WORLD / Middle East

Iran seeks influence in Central Asia
Updated: 2006-07-27 10:01

Iranian President Mahmoud Ahmadinejad, seeking to boost Tehran's weight in Central Asia, met the leaders of Tajikistan and Afghanistan on Wednesday to forge closer ties among the Persian-speaking states.

Iranian President Mahmoud Ahmadinejad, right, meets with Afghan President Hamid Karzai in Dushanbe, Tajikistan, on Wednesday, July 26, 2006. Iran has sought closer ties with the ex-Soviet republics in Central Asia since they gained independence with the 1991 Soviet collapse.[AP]

But his talks with Afghan leader Hamid Karzai and Tajik President Imomali Rakhmonov, hailed by the three as a new era in their alliance, produced little substance apart from acknowledging each others' cultural proximity.

"We are united by a common language, culture and religion. It's impossible to divide us by borders or talk about our differences," he told reporters in the Tajik capital Dushanbe after talks with Karzai and Rakhmonov.

"There are a number of global threats that unite us. Security in Tajikistan and Afghanistan increases Iran's security."

Iran is keen to strengthen its position in Central Asia, a former Soviet region with Muslim traditions, as it faces growing pressure from the West over its nuclear ambitions.

But it faces tough competition there from the United States, China and Russia who are all vying for influence in the resource-rich region.

Iran's alliance with Afghanistan, where the government is bolstered by U.S. troops, is uneasy, while another source of awkwardness is Washington's warm ties with ex-Soviet Tajikistan, a key partner in its operations in neighbouring Afghanistan.

The three carefully avoided geopolitical tensions in their talks in Dushanbe, stressing security and trade as a key element in their alliance.

"Afghanistan believes that it needs cooperation among us for its economic development," said Karzai. "Our economic stabilisation and security are in the interests of all the three countries and the region as a whole."
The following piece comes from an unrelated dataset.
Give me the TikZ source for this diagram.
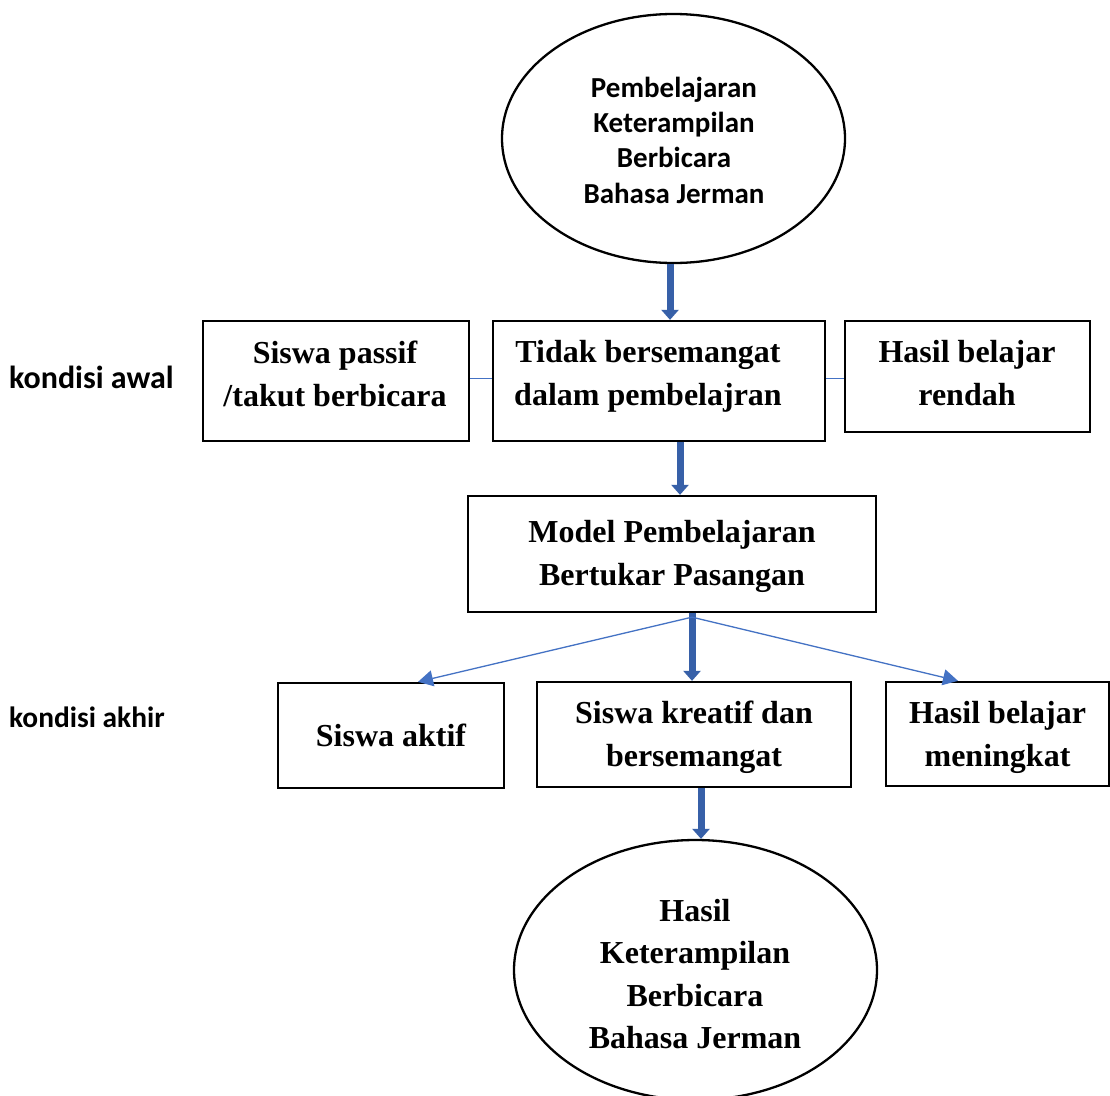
\documentclass[tikz,border=0pt]{standalone}
\usepackage{fontspec}
\setmainfont{Liberation Serif}
\newfontfamily\calib{Carlito}
\usetikzlibrary{shapes.geometric,arrows.meta}
\definecolor{thinblue}{HTML}{4472C4}
\definecolor{thickblue}{HTML}{3760A8}
\begin{document}
\begin{tikzpicture}[x=1pt,y=-1pt,
  box/.style={draw, line width=2.3pt, rectangle, inner sep=0pt},
  oval/.style={draw, line width=2.3pt, ellipse, inner sep=0pt},
  serifb/.style={font=\fontsize{32}{43}\selectfont\bfseries, align=center, inner sep=0pt},
  sansb/.style={font=\calib\fontsize{29}{35.3}\selectfont\bfseries, align=center, inner sep=0pt},
  sidelabel/.style={anchor=west, inner sep=0pt},
  thickarr/.style={draw=thickblue, line width=7pt, -{Triangle[width=17pt,length=10pt]}},
  thinarr/.style={draw=thinblue, line width=1.3pt, -{Triangle[width=16pt,length=15pt]}},
  thinline/.style={draw=thinblue, line width=1pt}]
\useasboundingbox (0,0) rectangle (1110,1095);
\fill[white] (0,0) rectangle (1110,1095);

% top ellipse
\node[oval, minimum width=343pt, minimum height=249pt] (top) at (673.5,138.5) {};
\node[sansb] (toptxt) at (674,140) {Pembelajaran\\Keterampilan\\Berbicara\\Bahasa Jerman};

% row 1
\node[box, minimum width=266pt, minimum height=120pt] (A) at (336,381) {};
\node[serifb] (Atxt) at (335,373.5) {Siswa passif\\/takut berbicara};
\node[box, minimum width=332pt, minimum height=120pt] (B) at (659,381) {};
\node[serifb] (Btxt) at (648,376.5) {Tidak bersemangat\\dalam pembelajran};
\node[box, minimum width=245pt, minimum height=111pt] (C) at (967.5,376.5) {};
\node[serifb] (Ctxt) at (967,373.5) {Hasil belajar\\rendah};

\node[sidelabel, font=\calib\fontsize{32}{38}\selectfont\bfseries] (kawal) at (9,377) {kondisi awal};

% model
\node[box, minimum width=408pt, minimum height=116pt] (D) at (672,554) {};
\node[serifb] (Dtxt) at (672,556) {Model Pembelajaran\\Bertukar Pasangan};

% row 2
\node[box, minimum width=226pt, minimum height=105pt, serifb] (E) at (391,735.5) {Siswa aktif};
\node[box, minimum width=314pt, minimum height=105pt] (F) at (694,734.5) {};
\node[serifb] (Ftxt) at (694,737.5) {Siswa kreatif dan\\bersemangat};
\node[box, minimum width=223pt, minimum height=104pt] (G) at (997.5,734) {};
\node[serifb] (Gtxt) at (997.5,737.5) {Hasil belajar\\meningkat};

\node[sidelabel, font=\calib\fontsize{29.4}{35}\selectfont\bfseries] (kakhir) at (9,717) {kondisi akhir};

% bottom ellipse
\node[oval, minimum width=363pt, minimum height=260pt] (bot) at (695.5,970) {};
\node[serifb, font=\fontsize{32}{42.3}\selectfont\bfseries] (bottxt) at (695,974) {Hasil\\Keterampilan\\Berbicara\\Bahasa Jerman};

% connectors
\draw[thickarr] ([xshift=-3.5pt]top.south) -- ([xshift=-3.5pt]top.south |- B.north);
\draw[thinline] ([yshift=3pt]A.east) -- ([yshift=3pt]B.west);
\draw[thinline] ([yshift=3pt]B.east) -- ([yshift=3pt]B.east -| C.west);
\draw[thickarr] ([xshift=21pt]B.south) -- ([xshift=21pt]B.south |- D.north);
\coordinate (fork) at ([xshift=20pt,yshift=-4pt]D.south);
\draw[thickarr] ([xshift=20pt]D.south) -- ([xshift=20pt]D.south |- F.north);
\draw[thinarr] (fork) -- ([xshift=27pt]E.north);
\draw[thinarr] (fork) -- ([xshift=-39.5pt]G.north);
\draw[thickarr] ([xshift=7pt]F.south) -- ([xshift=7pt]F.south |- bot.north);
\end{tikzpicture}
\end{document}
Tajikistan's Rakhmonov, his impoverished country still recovering from a civil war in the 1990s, proposed building a road linking the three states to boost trade and develop his country's vast hydroelectricity resources.
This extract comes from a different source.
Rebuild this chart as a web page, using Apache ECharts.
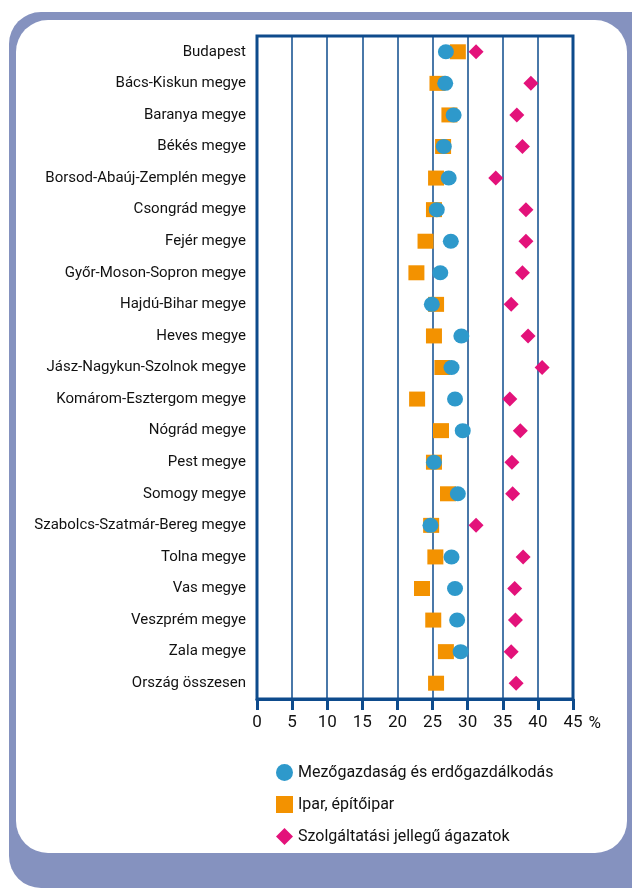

Ahmadinejad, speaking at the opening ceremony of an Iran-sponsored tunnel in Tajikistan, said he felt at home in the fellow Persian-speaking nation whose national flag is almost identical to that of Iran.

"I look at you and I see Iranians," he told a cheering crowd at the tunnel's construction site hidden high in the mountains north of Dushanbe.

"We are united by Islam. And the tears of happiness I see in your eyes are our happiness too."